A randomly initialized, dense neural network contains a sub-network that is initialized such that "when trained in isolation" it can match the test accuracy of the original network after training for at most the same number of iterations.


  1. Can reduce the parameter count by more than 90% without harming accuracy
  2. Decreases storage size, energy consumption, and inference time
  3. Typically using: One-Shot Pruning

Paper uses rewinding method of The Lottery Ticket Hypothesis that is 

Iterative magnitude pruning with rewinding: 
In order to test the effect of various hypotheses about the state of sparse networks early in training, they use the Iterative Magnitude Pruning with rewinding (IMP) procedure to extract sub-networks from various points in training that could have learned on their own. 

The procedure involves training a network to completion, pruning the 20% of weights with the lowest magnitudes globally throughout the network, and rewinding the remaining weights to their values from an earlier iteration k during the initial, pre-pruning training run. This process is iterated to produce networks with high sparsity levels. As demonstrated in IMP with rewinding leads to sparse sub-networks which can train to high performance even at high sparsity levels > 90%. 

Figure 1 shows the results of the IMP with rewinding procedure, showing the accuracy of ResNet20 at increasing sparsity when performing this procedure for several rewinding values of k. For k ≥ 500, sub-networks can match the performance of the original network with 16.8% of weights remaining. For k > 2000, essentially no further improvement is observed (not shown)

Paper also considers one more section 

Critical periods in deep learning, found that perturbing the training process by providing corrupted data early on in training can result in irrevocable damage to the final performance of the network. Architecture, learning rate schedule, and regularization all modify the timing of the critical period, and regularization, in particular weight decay and data augmentation.

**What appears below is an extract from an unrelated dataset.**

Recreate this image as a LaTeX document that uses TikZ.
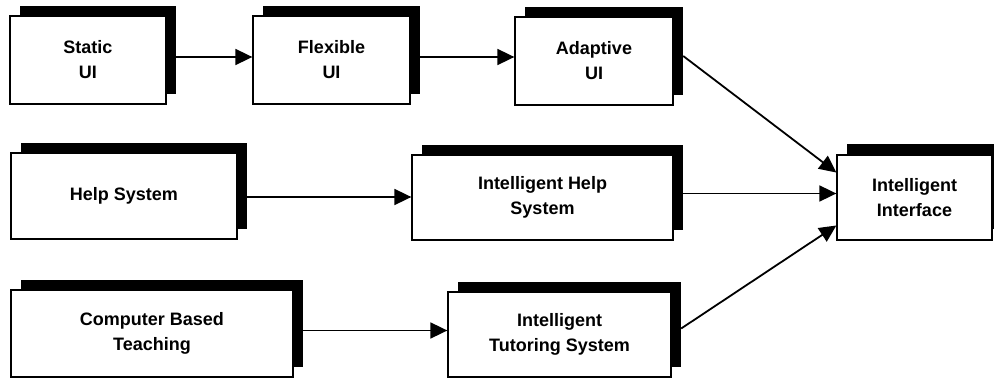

After the initial iterations, gradient magnitudes drop and the rate of change in each of the aforementioned quantities gradually slows through the remainder of the period observed. Interestingly, gradient magnitudes reach a minimum after the first 200 iterations and subsequently increase to a stable level by iteration 500. Evaluation accuracy, improves rapidly, reaching 55% by the end of the first epoch (400 iterations), more than halfway to the final 91.5%. By 2000 iterations, accuracy approaches 80%.


Data Dependency:

  • RANDOM LABELS 
To evaluate whether this phase of training is dependent on underlying structure in the data, we drew inspiration from pre-trained networks on data with randomized labels. The experiment tests whether the input distribution of the training data is sufficient to put the network in a position from which IMP with rewinding can find a sparse, trainable sub-network despite the presence of incorrect (not just missing) labels. The result suggests that, though it is still possible that labels may not be required for learning, the presence incorrect labels is sufficient to prevent learning which approximates the early phase of training.
  • SELF-SUPERVISED ROTATION PREDICTION
What if we remove labels entirely? The result suggests that the labels for the ultimate task themselves are not necessary to put the network in such a state (although explicitly misleading labels are detrimental). Authors emphasize that the duration of the pre-training phase required is an order of magnitude larger than the original rewinding iteration, however, suggested that labels add important information which accelerates the learning process.
  • SPARSE PRETRAINING
Since sparse sub-networks are often challenging to train from scratch without the proper initialization, does pre-training make it easier for sparse neural networks to learn? The result suggests that while pre-training is sufficient to approximate the early phase of supervised training with an appropriately structured mask, it is not sufficient to do so with an inappropriate mask.

Conclusion

The results have significant implications for the lottery ticket hypothesis. The seeming necessity of late rewinding calls into question certain interpretations of lottery tickets as well as the ability to identify sub-networks at initialization. Observation is that weights are highly non-independent at the rewinding point suggests that the weights at this point cannot be easily approximated, making approaches which attempt to “jump” directly to the rewinding point unlikely to succeed. However,  result that labels are not necessary to approximate the rewinding point suggests that the learning during this phase does not require task-specific information, suggesting that rewinding may not be necessary if networks are pre-trained appropriately.